▸ **THE EXERCISE**: Pictures within the data are to be left out; everything else must be reproduced exactly.

======

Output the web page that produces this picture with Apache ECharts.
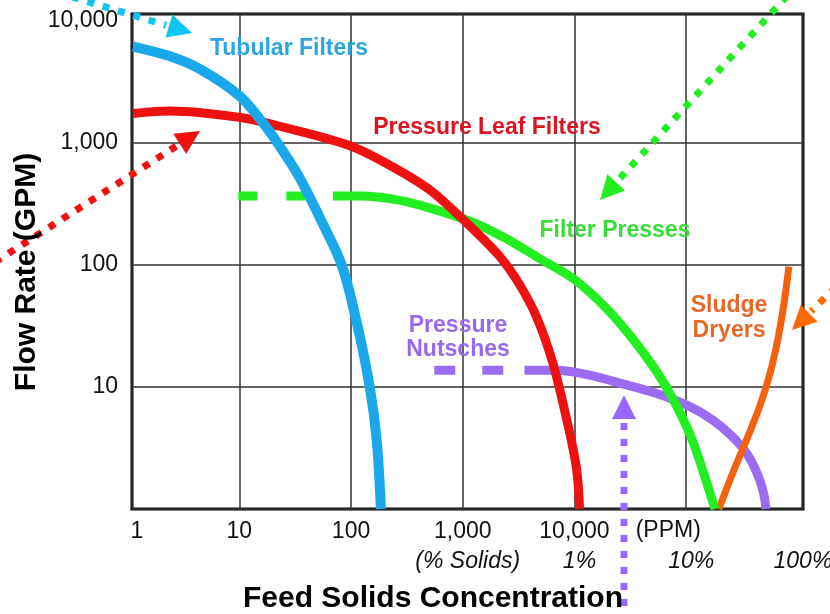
<!DOCTYPE html>
<html><head><meta charset="utf-8">
<script src="https://cdn.jsdelivr.net/npm/echarts@6/dist/echarts.min.js"></script>
<style>html,body{margin:0;padding:0;background:#fff}#c{width:830px;height:614px}</style>
</head><body><div id="c"></div>
<script>
// ---- data (feed solids in PPM, flow rate in GPM) ----
const tubularX = [1.12, 2.4, 4.45, 10, 15.9, 22.0, 34.3, 53.8, 82.4, 112, 147, 170, 185];
const tubularY = [6170, 5130, 4030, 2440, 1500, 1000, 527, 233, 100, 34.3, 10, 3.6, 1];
const leafX = [1.12, 2.4, 10, 22.9, 99, 252, 500, 759, 1222, 2130, 3220, 4570, 6350, 8470, 10400, 11100];
const leafY = [1746, 1828, 1622, 1371, 944, 615, 417, 300, 199, 118, 69.2, 37.7, 16.1, 5.52, 2.18, 1];
const pressDashX = [9.8, 68.7];
const pressDashY = [367, 367];
const pressX = [68.7, 124, 252, 500, 1222, 2460, 4860, 10000, 19400, 33200, 54600, 75900, 108000, 141000, 181000];
const pressY = [367, 367, 343, 294, 224, 164, 113, 76, 43.9, 24.8, 13.3, 8.0, 4.10, 2.06, 1];
const nutDashX = [556, 3570];
const nutDashY = [13.7, 13.7];
const nutX = [3570, 6900, 13600, 27000, 54600, 108000, 170000, 246000, 336000, 421000, 486000, 518000];
const nutY = [13.7, 13.7, 12.5, 10.6, 8.83, 6.9, 5.42, 4.10, 2.99, 2.06, 1.42, 1];
const dryerX = [196000, 262000, 349000, 457000, 561000, 662000, 750000, 830000];
const dryerY = [1, 1.99, 3.74, 7.03, 12.8, 24.8, 48.2, 97];

// ---- tick labels ----
const xTickValues = [10, 100, 1000, 10000];
const xTickLabels = ['10', '100', '1,000', '10,000'];
const xFirstLabel = '1';
const yTickValues = [10, 100, 1000, 10000];
const yTickLabels = ['10', '100', '1,000', '10,000'];
const pctValues = [1000, 10000, 100000, 1000000];
const pctLabels = ['(% Solids)', '1%', '10%', '100%'];
const ppmValue = 100000;
const ppmLabel = '(PPM)';

const xMin = 1.095, xMax = 1.11e6, yMin = 1, yMax = 11400;

const FONT = "'Liberation Sans', Arial, Helvetica, sans-serif";
const GRID = '#333';
// split line colours cycle per tick: x ticks = min,10,100,1e3,1e4,1e5,1e6,max ; y ticks = 1,10,100,1e3,1e4,max
const xSplitColors = [GRID, GRID, GRID, GRID, GRID, GRID, 'rgba(0,0,0,0)', GRID];
const ySplitColors = [GRID, GRID, GRID, GRID, 'rgba(0,0,0,0)', GRID];

function lookup(v, vals, labels) {
  for (let i = 0; i < vals.length; i++) {
    if (Math.abs(Math.log10(v) - Math.log10(vals[i])) < 0.02) return labels[i];
  }
  return '';
}
function pairs(xs, ys) { return xs.map((x, i) => [x, ys[i]]); }
function line(name, xs, ys, color, width, dash, z) {
  return {
    name, type: 'line', data: pairs(xs, ys), showSymbol: false, silent: true,
    smooth: dash ? false : 0.35, z: z,
    lineStyle: { color, width, type: dash || 'solid', cap: 'butt', join: 'round' }
  };
}

const chart = echarts.init(document.getElementById('c'));
chart.setOption({
  animation: false,
  backgroundColor: '#fff',
  grid: { left: 132, top: 14, width: 671, height: 495, show: true, borderColor: '#000', borderWidth: 3 },
  xAxis: {
    type: 'log', logBase: 10, min: xMin, max: xMax,
    axisLine: { show: false }, axisTick: { show: false },
    splitLine: { show: true, lineStyle: { color: xSplitColors, width: 1.5 } },
    axisLabel: {
      fontFamily: FONT, fontSize: 23, color: '#111', margin: 11, showMaxLabel: false,
      formatter: v => (v < 1.5 ? '{f|' + xFirstLabel + '}' : lookup(v, xTickValues, xTickLabels)),
      rich: { f: { fontFamily: FONT, fontSize: 23, color: '#111', padding: [0, 0, 0, 10] } }
    }
  },
  yAxis: {
    type: 'log', logBase: 10, min: yMin, max: yMax,
    axisLine: { show: false }, axisTick: { show: false },
    splitLine: { show: true, lineStyle: { color: ySplitColors, width: 1.5 } },
    axisLabel: {
      fontFamily: FONT, fontSize: 23, color: '#111', margin: 14, showMaxLabel: false, showMinLabel: false,
      formatter: v => lookup(v, yTickValues, yTickLabels)
    }
  },
  series: [
    line('Pressure Nutsches dashed', nutDashX, nutDashY, '#9B6CF2', 9, [21, 27], 2),
    line('Pressure Nutsches', nutX, nutY, '#9B6CF2', 9, null, 2),
    line('Sludge Dryers', dryerX, dryerY, '#F5620F', 7, null, 3),
    line('Filter Presses dashed', pressDashX, pressDashY, '#22EE22', 9, [19, 29], 4),
    line('Filter Presses', pressX, pressY, '#22EE22', 9, null, 4),
    line('Pressure Leaf Filters', leafX, leafY, '#EE1111', 9, null, 5),
    line('Tubular Filters', tubularX, tubularY, '#1AA8EA', 10, null, 6)
  ]
});

function arrow(x1, y1, x2, y2, color) {
  const dx = x2 - x1, dy = y2 - y1, L = Math.hypot(dx, dy), ux = dx / L, uy = dy / L;
  const head = 24, half = 12;
  const bx = x2 - ux * head, by = y2 - uy * head;
  return [
    { type: 'line', silent: true, z: 50, shape: { x1, y1, x2: bx - ux * 3, y2: by - uy * 3 },
      style: { stroke: color, lineWidth: 7, lineDash: [7, 9] } },
    { type: 'polygon', silent: true, z: 50,
      shape: { points: [[x2, y2], [bx - uy * half, by + ux * half], [bx + uy * half, by - ux * half]] },
      style: { fill: color } }
  ];
}
function txt(text, x, y, color, size, weight, extra) {
  return Object.assign({ type: 'text', x, y, silent: true, z: 60,
    style: { text, fill: color, fontFamily: FONT, fontSize: size, fontWeight: weight || 'normal',
             align: 'center', verticalAlign: 'middle', lineHeight: size + 2 } }, extra || {});
}

const px = v => chart.convertToPixel({ xAxisIndex: 0 }, v);
const graphics = [];
pctValues.forEach((v, i) => {
  const t = txt(pctLabels[i], px(v) + 5, 562, '#111', 23, 'normal');
  t.style.fontStyle = 'italic';
  graphics.push(t);
});
graphics.push(txt(ppmLabel, px(ppmValue) - 18, 531, '#111', 23, 'normal'));
graphics.push(txt('Feed Solids Concentration', 433, 599, '#000', 30, 'bold'));
graphics.push(txt('Flow Rate (GPM)', 27, 272, '#000', 30, 'bold', { rotation: Math.PI / 2 }));

graphics.push(txt('Tubular Filters', 289, 49, '#2BA6E0', 23, 'bold'));
graphics.push(txt('Pressure Leaf Filters', 487, 128, '#DC1420', 23, 'bold'));
graphics.push(txt('Filter Presses', 615, 231, '#3ADC3A', 23, 'bold'));
const nut = txt('Pressure\nNutsches', 458, 338, '#9A68EE', 23, 'bold'); nut.style.lineHeight = 24; graphics.push(nut);
const sl = txt('Sludge\nDryers', 729, 318, '#E8672A', 23, 'bold'); sl.style.lineHeight = 25; graphics.push(sl);

graphics.push(...arrow(72, -3, 192, 33, '#12C4F5'));
graphics.push(...arrow(-5, 262, 200, 131, '#F01010'));
graphics.push(...arrow(787, -4, 600, 200, '#22EE22'));
graphics.push(...arrow(836, 287, 792, 330, '#FF6A00'));
graphics.push(...arrow(624, 622, 624, 395, '#9966FF'));

chart.setOption({ graphic: graphics });
</script>
</body></html>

======

▸ **TASK ANSWER**:
Output the web page that produces this picture with Apache ECharts.
<!DOCTYPE html>
<html><head><meta charset="utf-8">
<script src="https://cdn.jsdelivr.net/npm/echarts@6/dist/echarts.min.js"></script>
<style>html,body{margin:0;padding:0;background:#fff}#c{width:830px;height:614px}</style>
</head><body><div id="c"></div>
<script>
// ---- data (feed solids in PPM, flow rate in GPM) ----
const tubularX = [1.12, 2.4, 4.45, 10, 15.9, 22.0, 34.3, 53.8, 82.4, 112, 147, 170, 185];
const tubularY = [6170, 5130, 4030, 2440, 1500, 1000, 527, 233, 100, 34.3, 10, 3.6, 1];
const leafX = [1.12, 2.4, 10, 22.9, 99, 252, 500, 759, 1222, 2130, 3220, 4570, 6350, 8470, 10400, 11100];
const leafY = [1746, 1828, 1622, 1371, 944, 615, 417, 300, 199, 118, 69.2, 37.7, 16.1, 5.52, 2.18, 1];
const pressDashX = [9.8, 68.7];
const pressDashY = [367, 367];
const pressX = [68.7, 124, 252, 500, 1222, 2460, 4860, 10000, 19400, 33200, 54600, 75900, 108000, 141000, 181000];
const pressY = [367, 367, 343, 294, 224, 164, 113, 76, 43.9, 24.8, 13.3, 8.0, 4.10, 2.06, 1];
const nutDashX = [556, 3570];
const nutDashY = [13.7, 13.7];
const nutX = [3570, 6900, 13600, 27000, 54600, 108000, 170000, 246000, 336000, 421000, 486000, 518000];
const nutY = [13.7, 13.7, 12.5, 10.6, 8.83, 6.9, 5.42, 4.10, 2.99, 2.06, 1.42, 1];
const dryerX = [196000, 262000, 349000, 457000, 561000, 662000, 750000, 830000];
const dryerY = [1, 1.99, 3.74, 7.03, 12.8, 24.8, 48.2, 97];

// ---- tick labels ----
const xTickValues = [10, 100, 1000, 10000];
const xTickLabels = ['10', '100', '1,000', '10,000'];
const xFirstLabel = '1';
const yTickValues = [10, 100, 1000, 10000];
const yTickLabels = ['10', '100', '1,000', '10,000'];
const pctValues = [1000, 10000, 100000, 1000000];
const pctLabels = ['(% Solids)', '1%', '10%', '100%'];
const ppmValue = 100000;
const ppmLabel = '(PPM)';

const xMin = 1.095, xMax = 1.11e6, yMin = 1, yMax = 11400;

const FONT = "'Liberation Sans', Arial, Helvetica, sans-serif";
const GRID = '#333';
// split line colours cycle per tick: x ticks = min,10,100,1e3,1e4,1e5,1e6,max ; y ticks = 1,10,100,1e3,1e4,max
const xSplitColors = [GRID, GRID, GRID, GRID, GRID, GRID, 'rgba(0,0,0,0)', GRID];
const ySplitColors = [GRID, GRID, GRID, GRID, 'rgba(0,0,0,0)', GRID];

function lookup(v, vals, labels) {
  for (let i = 0; i < vals.length; i++) {
    if (Math.abs(Math.log10(v) - Math.log10(vals[i])) < 0.02) return labels[i];
  }
  return '';
}
function pairs(xs, ys) { return xs.map((x, i) => [x, ys[i]]); }
function line(name, xs, ys, color, width, dash, z) {
  return {
    name, type: 'line', data: pairs(xs, ys), showSymbol: false, silent: true,
    smooth: dash ? false : 0.35, z: z,
    lineStyle: { color, width, type: dash || 'solid', cap: 'butt', join: 'round' }
  };
}

const chart = echarts.init(document.getElementById('c'));
chart.setOption({
  animation: false,
  backgroundColor: '#fff',
  grid: { left: 132, top: 14, width: 671, height: 495, show: true, borderColor: '#000', borderWidth: 3 },
  xAxis: {
    type: 'log', logBase: 10, min: xMin, max: xMax,
    axisLine: { show: false }, axisTick: { show: false },
    splitLine: { show: true, lineStyle: { color: xSplitColors, width: 1.5 } },
    axisLabel: {
      fontFamily: FONT, fontSize: 23, color: '#111', margin: 11, showMaxLabel: false,
      formatter: v => (v < 1.5 ? '{f|' + xFirstLabel + '}' : lookup(v, xTickValues, xTickLabels)),
      rich: { f: { fontFamily: FONT, fontSize: 23, color: '#111', padding: [0, 0, 0, 10] } }
    }
  },
  yAxis: {
    type: 'log', logBase: 10, min: yMin, max: yMax,
    axisLine: { show: false }, axisTick: { show: false },
    splitLine: { show: true, lineStyle: { color: ySplitColors, width: 1.5 } },
    axisLabel: {
      fontFamily: FONT, fontSize: 23, color: '#111', margin: 14, showMaxLabel: false, showMinLabel: false,
      formatter: v => lookup(v, yTickValues, yTickLabels)
    }
  },
  series: [
    line('Pressure Nutsches dashed', nutDashX, nutDashY, '#9B6CF2', 9, [21, 27], 2),
    line('Pressure Nutsches', nutX, nutY, '#9B6CF2', 9, null, 2),
    line('Sludge Dryers', dryerX, dryerY, '#F5620F', 7, null, 3),
    line('Filter Presses dashed', pressDashX, pressDashY, '#22EE22', 9, [19, 29], 4),
    line('Filter Presses', pressX, pressY, '#22EE22', 9, null, 4),
    line('Pressure Leaf Filters', leafX, leafY, '#EE1111', 9, null, 5),
    line('Tubular Filters', tubularX, tubularY, '#1AA8EA', 10, null, 6)
  ]
});

function arrow(x1, y1, x2, y2, color) {
  const dx = x2 - x1, dy = y2 - y1, L = Math.hypot(dx, dy), ux = dx / L, uy = dy / L;
  const head = 24, half = 12;
  const bx = x2 - ux * head, by = y2 - uy * head;
  return [
    { type: 'line', silent: true, z: 50, shape: { x1, y1, x2: bx - ux * 3, y2: by - uy * 3 },
      style: { stroke: color, lineWidth: 7, lineDash: [7, 9] } },
    { type: 'polygon', silent: true, z: 50,
      shape: { points: [[x2, y2], [bx - uy * half, by + ux * half], [bx + uy * half, by - ux * half]] },
      style: { fill: color } }
  ];
}
function txt(text, x, y, color, size, weight, extra) {
  return Object.assign({ type: 'text', x, y, silent: true, z: 60,
    style: { text, fill: color, fontFamily: FONT, fontSize: size, fontWeight: weight || 'normal',
             align: 'center', verticalAlign: 'middle', lineHeight: size + 2 } }, extra || {});
}

const px = v => chart.convertToPixel({ xAxisIndex: 0 }, v);
const graphics = [];
pctValues.forEach((v, i) => {
  const t = txt(pctLabels[i], px(v) + 5, 562, '#111', 23, 'normal');
  t.style.fontStyle = 'italic';
  graphics.push(t);
});
graphics.push(txt(ppmLabel, px(ppmValue) - 18, 531, '#111', 23, 'normal'));
graphics.push(txt('Feed Solids Concentration', 433, 599, '#000', 30, 'bold'));
graphics.push(txt('Flow Rate (GPM)', 27, 272, '#000', 30, 'bold', { rotation: Math.PI / 2 }));

graphics.push(txt('Tubular Filters', 289, 49, '#2BA6E0', 23, 'bold'));
graphics.push(txt('Pressure Leaf Filters', 487, 128, '#DC1420', 23, 'bold'));
graphics.push(txt('Filter Presses', 615, 231, '#3ADC3A', 23, 'bold'));
const nut = txt('Pressure\nNutsches', 458, 338, '#9A68EE', 23, 'bold'); nut.style.lineHeight = 24; graphics.push(nut);
const sl = txt('Sludge\nDryers', 729, 318, '#E8672A', 23, 'bold'); sl.style.lineHeight = 25; graphics.push(sl);

graphics.push(...arrow(72, -3, 192, 33, '#12C4F5'));
graphics.push(...arrow(-5, 262, 200, 131, '#F01010'));
graphics.push(...arrow(787, -4, 600, 200, '#22EE22'));
graphics.push(...arrow(836, 287, 792, 330, '#FF6A00'));
graphics.push(...arrow(624, 622, 624, 395, '#9966FF'));

chart.setOption({ graphic: graphics });
</script>
</body></html>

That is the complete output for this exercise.